The Hubble Space Telescope has recently captured images of a celestial spectacle where star formation is actively taking place within a pair of merging galaxies. These galaxies, identified as UGC 05028 and UGC 05029 collectively referred to as Arp 300, are currently undergoing a merging process.
Termed as interacting or colliding galaxies, the smaller entity UGC 05028 has experienced gravitational forces from its larger companion, UGC 05029 resulting in a captivating interplay of cosmic forces as described by NASA.
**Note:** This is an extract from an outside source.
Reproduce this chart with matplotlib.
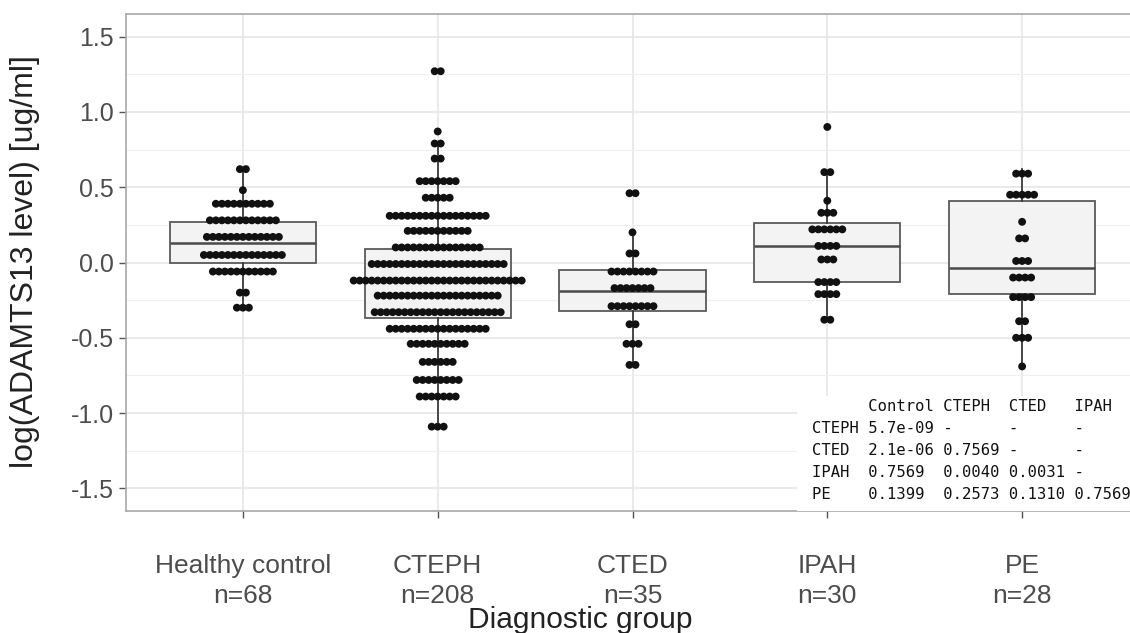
import numpy as np
import matplotlib.pyplot as plt
from matplotlib.patches import Rectangle

# groups and sample sizes
groups = ['Healthy control', 'CTEPH', 'CTED', 'IPAH', 'PE']
n_per_group = [68, 208, 35, 30, 28]

# dot-plot rows (bin level, number of dots)
hc_levels = [0.62, 0.48, 0.39, 0.28, 0.17, 0.05, -0.06, -0.20, -0.30]
hc_counts = [2, 1, 10, 12, 13, 14, 11, 2, 3]

cteph_levels = [1.27, 0.87, 0.79, 0.69, 0.54, 0.43, 0.31, 0.21, 0.10, -0.01,
                -0.12, -0.22, -0.33, -0.44, -0.54, -0.66, -0.78, -0.89, -1.09]
cteph_counts = [2, 1, 2, 2, 7, 5, 17, 11, 15, 23, 29, 21, 22, 17, 10, 6, 8, 7, 3]

cted_levels = [0.46, 0.20, 0.06, -0.06, -0.17, -0.29, -0.41, -0.54, -0.68]
cted_counts = [2, 1, 2, 8, 7, 8, 2, 3, 2]

ipah_levels = [0.90, 0.60, 0.41, 0.33, 0.22, 0.11, 0.02, -0.13, -0.21, -0.38]
ipah_counts = [1, 2, 1, 3, 6, 4, 3, 4, 4, 2]

pe_levels = [0.59, 0.45, 0.27, 0.16, 0.01, -0.10, -0.23, -0.39, -0.50, -0.69]
pe_counts = [3, 5, 1, 2, 3, 4, 4, 2, 3, 1]

# box statistics per group
whisker_low = [-0.30, -1.06, -0.68, -0.38, -0.69]
q1 = [0.00, -0.37, -0.32, -0.13, -0.21]
median = [0.13, -0.12, -0.19, 0.11, -0.035]
q3 = [0.27, 0.09, -0.05, 0.26, 0.41]
whisker_high = [0.62, 0.78, 0.20, 0.60, 0.62]

# pairwise p-value table
table_lines = [
    '      Control CTEPH  CTED   IPAH',
    'CTEPH 5.7e-09 -      -      -',
    'CTED  2.1e-06 0.7569 -      -',
    'IPAH  0.7569  0.0040 0.0031 -',
    'PE    0.1399  0.2573 0.1310 0.7569',
]

plt.rcParams['font.family'] = ['Liberation Sans', 'DejaVu Sans']

fig = plt.figure(figsize=(11.3, 6.33), dpi=100)
ax = fig.add_axes([126 / 1130, 122 / 633, 1013 / 1130, 497 / 633])

positions = np.arange(len(groups))

# boxes
stats = []
for i in range(len(groups)):
    stats.append({'whislo': whisker_low[i], 'q1': q1[i], 'med': median[i],
                  'q3': q3[i], 'whishi': whisker_high[i]})
ax.bxp(stats, positions=positions, widths=0.75, showfliers=False, showcaps=False,
       patch_artist=True,
       boxprops=dict(facecolor='#f3f3f3', edgecolor='#5a5a5a', linewidth=1.3),
       medianprops=dict(color='#4a4a4a', linewidth=1.8),
       whiskerprops=dict(color='#3a3a3a', linewidth=1.3), zorder=2)

# dots, stacked centred on each group
dot_step = 0.0308
all_levels = [hc_levels, cteph_levels, cted_levels, ipah_levels, pe_levels]
all_counts = [hc_counts, cteph_counts, cted_counts, ipah_counts, pe_counts]
for pos, levels, counts in zip(positions, all_levels, all_counts):
    for lev, cnt in zip(levels, counts):
        xs = pos + (np.arange(cnt) - (cnt - 1) / 2) * dot_step
        ax.scatter(xs, np.full(cnt, lev), s=32, color='#111111',
                   edgecolors='none', zorder=3)

# axes styling
ax.set_xlim(-0.6, 4.6)
ax.set_ylim(-1.65, 1.65)
ax.set_yticks(np.arange(-1.5, 1.51, 0.5))
ax.set_yticks(np.arange(-1.25, 1.51, 0.5), minor=True)
ax.set_yticklabels([f'{v:.1f}' for v in np.arange(-1.5, 1.51, 0.5)])
ax.set_xticks(positions)
ax.set_xticklabels([f'{g}\nn={n}' for g, n in zip(groups, n_per_group)],
                   linespacing=1.3)
ax.tick_params(axis='both', which='major', labelsize=18, labelcolor='#4d4d4d',
               color='#555555', length=5, width=1)
ax.tick_params(axis='x', labelsize=19, pad=26)
ax.tick_params(axis='y', which='minor', length=0)
ax.grid(True, which='major', color='#e4e4e4', linewidth=1.1, zorder=0)
ax.grid(True, which='minor', axis='y', color='#efefef', linewidth=0.8, zorder=0)
ax.set_axisbelow(True)
for sp in ax.spines.values():
    sp.set_color('#a8a8a8')
    sp.set_linewidth(1.2)

# p-value table with white background
ax.add_patch(Rectangle((2.845, -1.65), 2.0, 0.765, facecolor='white',
                       edgecolor='none', zorder=4))
for k, line in enumerate(table_lines):
    ax.text(2.92, -0.955 - k * 0.146, line, family='DejaVu Sans Mono',
            fontsize=11.2, color='#111111', va='center', ha='left', zorder=5)

fig.text(25 / 1130, 1 - 262 / 633, 'log(ADAMTS13 level) [ug/ml]', rotation=90,
         fontsize=23, color='#222222', ha='center', va='center')
fig.text(580 / 1130, 1 - 628 / 633, 'Diagnostic group', fontsize=21.5,
         color='#222222', ha='center', va='baseline')

fig.savefig('out.png', dpi=100)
Because of its gravitational interaction with the bigger galaxy, UGC 05028 looks a bit lopsided and irregular. This detail is not easy to see with regular telescopes on Earth, but the Hubble Space Telescope’s latest image makes it stand out clearly, according to officials.
From Hubble’s viewpoint both galaxies look straight at us, showing off their bright centers and spiral arms in the new photo. When a spiral galaxy faces us it looks like a round disk, but from the side, it appears squished and oval-shaped
The fact that these are so huge and so far apart, yet can interact with each other is insane
— A. G. Chronos (@realagchronos) January 23, 2024
UGC 05028, one of the galaxies, has a bright spot to the southeast of its core, possibly from an ongoing galactic merger. Once that’s done, scientists predict UGC 05028 will absorb the other galaxy’s remains, forming a central bulge like UGC 05029 and sparking new star creation.
The speedy birth of stars is evident in UGC 05029, triggered by the interaction between the merging galaxies. Hot, blue giant stars populate UGC 05029’s arms closest to its companion, UGC 05028.
Hubble zoomed in on Arp 300 to unravel the relationship between UGC 05028 and UGC 05029’s features and their star-forming dynamics.